Still utilising historical Samoan technology, Faialofa includes her whole family in the process of growing, harvesting and producing koko products for export.  

“Our whole family works together in this operation, especially if I want to make as many blocks of koko as possible,” she said. 

“Even my six children get involved in the operation as well as my brother and his wife. Everyone is important in making this work. For example, we have different stations for different family members so one group will roast the cocoa, the next person will extract the bean and the other will ground the cocoa.”

As a result, she has been able to provide for both her family’s needs as well as the extended family matters.

“Working with W.I.B.D.I. has been a big help for me and my family, having an income really helps me to care for my children and their school bills. Also it helps me with contributing financially in our family things. 

“So every tray has 16 blocks, if our small group work fast, we can make two trays a day and 196 blocks a week which W.I.B.D.I. buys from me.”

Faialofa Uelese Tupa’i of Salailua Savaii with Fuimaono Losa (W.I.B.D.I cultural protocol advisor)
Faialofa Uelese Tupa’i of Salailua Savaii with Fuimaono Losa (W.I.B.D.I cultural protocol advisor)

The amount required by C1 Expresso was enough to make Faialofa concentrate solely on satisfying this market. 

Her and her family makes up to 196 blocks of koko malu a week.

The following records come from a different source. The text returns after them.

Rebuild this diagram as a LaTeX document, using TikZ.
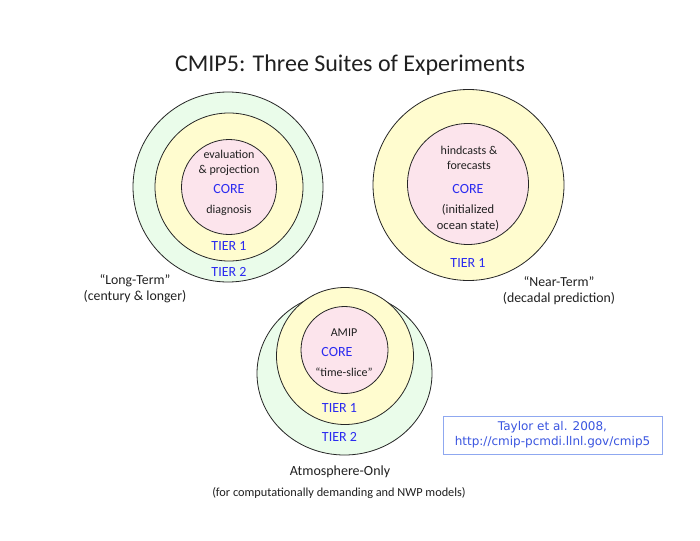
\documentclass[tikz,border=0pt]{standalone}
\usepackage{fontspec}
\setmainfont{Carlito}
\newfontfamily\reffont{DejaVu Sans}
\usetikzlibrary{shapes.geometric}
\definecolor{ringgreen}{HTML}{EAFCEA}
\definecolor{ringyellow}{HTML}{FFFCCF}
\definecolor{ringpink}{HTML}{FCE4EC}
\definecolor{tierblue}{HTML}{2B2BF0}
\definecolor{refborder}{HTML}{8FA8F0}
\definecolor{reftext}{HTML}{3A55E0}
\definecolor{inktext}{HTML}{202020}
\begin{document}
\begin{tikzpicture}[x=1pt,y=-1pt,
  ring/.style={circle, draw=black!85, line width=0.8pt, inner sep=0pt, minimum size=#1},
  oval/.style={ellipse, draw=black!85, line width=0.8pt, inner sep=0pt},
  lbl/.style={font=\fontsize{12}{15}\selectfont, align=center, text=inktext, inner sep=0pt},
  tier/.style={font=\fontsize{14}{16}\selectfont, text=tierblue, inner sep=0pt},
  caption/.style={font=\fontsize{14}{16}\selectfont, align=center, text=inktext, inner sep=0pt},
  refbox/.style={draw=refborder, line width=0.8pt, minimum width=219pt, minimum height=38pt,
    align=center, text=reftext, font=\reffont\fontsize{12}{15}\selectfont, inner sep=0pt}]
\useasboundingbox (0,0) rectangle (700,540);
\fill[white] (0,0) rectangle (700,540);

% title
\node[font=\fontsize{24}{26}\selectfont, text=inktext, inner sep=0pt] (title) at (350,65) {CMIP5: Three Suites of Experiments};

% Long-term
\node[ring=190pt, fill=ringgreen] (ltout) at (228,187) {};
\node[ring=148pt, fill=ringyellow] (ltmid) at (229,187) {};
\node[ring=95pt, fill=ringpink] (ltin) at (229,187) {};
\node[lbl] (lteval) at (229,162.5) {evaluation\\\& projection};
\node[tier] (ltcore) at (229,189) {CORE};
\node[lbl] (ltdiag) at (229,210) {diagnosis};
\node[tier] (ltt1) at (229,246) {TIER 1};
\node[tier] (ltt2) at (229,272) {TIER 2};
\node[caption, font=\fontsize{13.8}{15.5}\selectfont] (ltlab) at (135,288.5) {``Long-Term''\\(century \& longer)};

% Near-term
\node[ring=191pt, fill=ringyellow] (ntout) at (468.5,185) {};
\node[ring=121pt, fill=ringpink] (ntin) at (468,184) {};
\node[lbl] (nthind) at (469,157.5) {hindcasts \&\\forecasts};
\node[tier] (ntcore) at (468,189) {CORE};
\node[lbl, font=\fontsize{12.5}{16}\selectfont] (ntinit) at (468,218) {(initialized\\ocean state)};
\node[tier] (ntt1) at (468,263) {TIER 1};
\node[caption, font=\fontsize{13.8}{15.5}\selectfont] (ntlab) at (559,290.5) {``Near-Term''\\(decadal prediction)};

% Atmosphere-only
\node[oval, minimum width=175pt, minimum height=163pt, fill=ringgreen] (atout) at (344.5,373.5) {};
\node[ring=137pt, fill=ringyellow] (atmid) at (345,356) {};
\node[ring=87pt, fill=ringpink] (atin) at (344.5,350) {};
\node[lbl] (atamip) at (344,333) {AMIP};
\node[tier] (atcore) at (337,352) {CORE};
\node[lbl] (atslice) at (344,372) {``time-slice''};
\node[tier] (att1) at (339.5,408) {TIER 1};
\node[tier] (att2) at (339.5,437) {TIER 2};
\node[caption] (atlab) at (340,472) {Atmosphere-Only};
\node[caption, font=\fontsize{12.3}{14}\selectfont] (atnote) at (339,493) {(for computationally demanding and NWP models)};

% reference box
\node[refbox] (ref) at (552.5,435) {Taylor et al. 2008,\\http://cmip-pcmdi.llnl.gov/cmip5};
\end{tikzpicture}
\end{document}
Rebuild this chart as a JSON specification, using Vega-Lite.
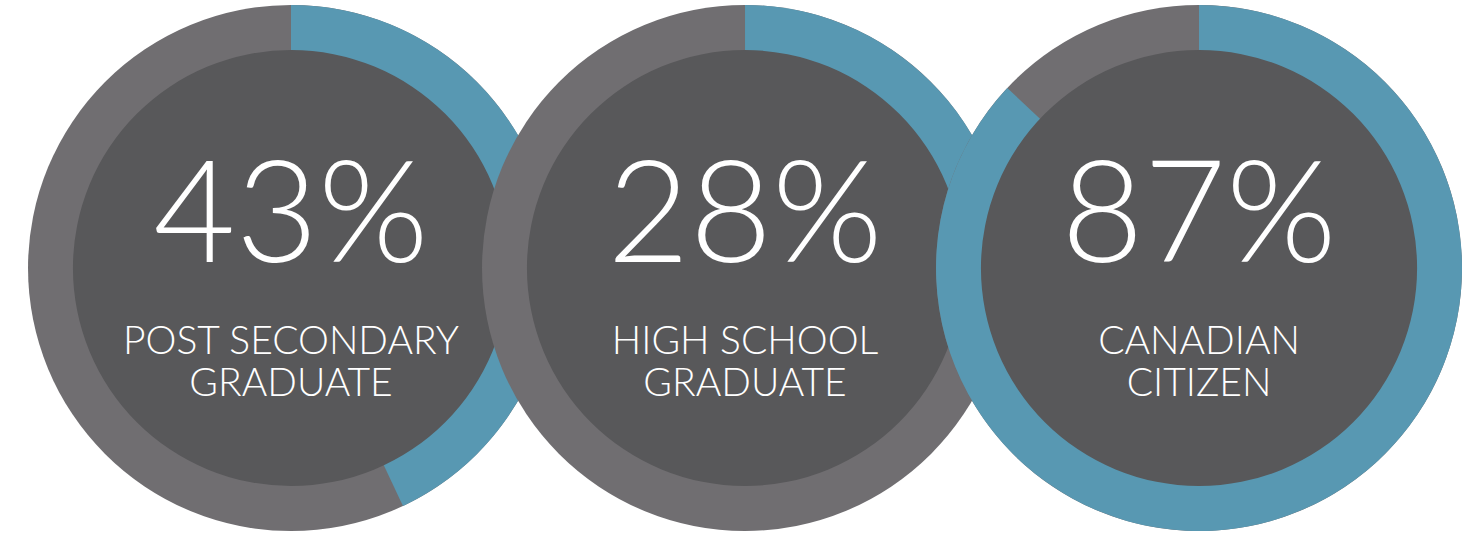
{
  "$schema": "https://vega.github.io/schema/vega-lite/v6.json",
  "width": 1477,
  "height": 533,
  "autosize": {"type": "fit", "contains": "padding"},
  "padding": {"top": 3, "left": 0, "right": 0, "bottom": 0},
  "background": "white",
  "config": {"view": {"stroke": null}},
  "data": {
    "values": [
      {"donut": 0, "pct": 0.43, "label": "POST SECONDARY\nGRADUATE"},
      {"donut": 1, "pct": 0.28, "label": "HIGH SCHOOL\nGRADUATE"},
      {"donut": 2, "pct": 0.87, "label": "CANADIAN\nCITIZEN"}
    ]
  },
  "encoding": {
    "x": {"field": "donut", "type": "quantitative", "scale": {"domain": [-0.641, 2.6123]}, "axis": null}
  },
  "layer": [
    {"transform": [{"filter": "datum.donut == 0"}], "mark": {"type": "arc", "radius": 263, "theta": 0, "theta2": 6.2832, "color": "#706e71"}},
    {"transform": [{"filter": "datum.donut == 0"}], "mark": {"type": "arc", "radius": 263, "color": "#5898b2"},
     "encoding": {"theta": {"field": "pct", "type": "quantitative", "scale": {"domain": [0, 1], "range": [0, 6.2832]}}}},
    {"transform": [{"filter": "datum.donut == 0"}], "mark": {"type": "arc", "radius": 218, "theta": 0, "theta2": 6.2832, "color": "#58585a"}},
    {"transform": [{"filter": "datum.donut == 1"}], "mark": {"type": "arc", "radius": 263, "theta": 0, "theta2": 6.2832, "color": "#706e71"}},
    {"transform": [{"filter": "datum.donut == 1"}], "mark": {"type": "arc", "radius": 263, "color": "#5898b2"},
     "encoding": {"theta": {"field": "pct", "type": "quantitative", "scale": {"domain": [0, 1], "range": [0, 6.2832]}}}},
    {"transform": [{"filter": "datum.donut == 1"}], "mark": {"type": "arc", "radius": 218, "theta": 0, "theta2": 6.2832, "color": "#58585a"}},
    {"transform": [{"filter": "datum.donut == 2"}], "mark": {"type": "arc", "radius": 263, "theta": 0, "theta2": 6.2832, "color": "#706e71"}},
    {"transform": [{"filter": "datum.donut == 2"}], "mark": {"type": "arc", "radius": 263, "color": "#5898b2"},
     "encoding": {"theta": {"field": "pct", "type": "quantitative", "scale": {"domain": [0, 1], "range": [0, 6.2832]}}}},
    {"transform": [{"filter": "datum.donut == 2"}], "mark": {"type": "arc", "radius": 218, "theta": 0, "theta2": 6.2832, "color": "#58585a"}},
    {"mark": {"type": "text", "font": "Lato", "fontWeight": 300, "fontSize": 142, "color": "white", "baseline": "alphabetic", "align": "center", "dy": -6},
     "encoding": {"text": {"field": "pct", "type": "quantitative", "format": ".0%"}}},
    {"mark": {"type": "text", "font": "Lato", "fontWeight": 300, "fontSize": 39, "color": "white", "baseline": "alphabetic", "align": "center", "dy": 86, "lineBreak": "\n", "lineHeight": 42},
     "encoding": {"text": {"field": "label", "type": "nominal"}}}
  ]
}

“Since we have been supplying W.I.B.D.I. for their cocoa exports, we haven’t really made any cocoa for local consumption, but we do make more money in supplying W.I.B.D.I.”

As her family bee continually works and provides for themselves, her neighbours have taken an interest in starting up their own operation, which Faialofa says she is happy to provide them with advice and encouragement.

“My next door neighbours have been watching me as we farm and harvest cocoa. They ask me about the income that we get from our cocoa and they were impressed that the whole family can join in and then take care of their financial needs. So they asked me if I could come and give them some advice and guidance on how to start their own cocoa plantation and production.”

The programme also has a savings element to it which has been beneficial for Faialofa’s family in having an emergency fund to rely on when unexpected events happen.

“The other thing is that’s really helpful to me and my family is that W.I.B.D.I. have a savings scheme, which means they withhold some of my earnings as a savings for me so when unplanned things come up, especially when it has to do with family faalavelaves, I can contact W.I.B.D.I. and use the emergency fund.

“This is so helpful to me because I wouldn’t have go look for money from outside, I just have to ring up the office and ask for my savings. It makes me really happy because I not only have a regular income but also I can collect my savings at the end of the year and I would not have been able to do that before.”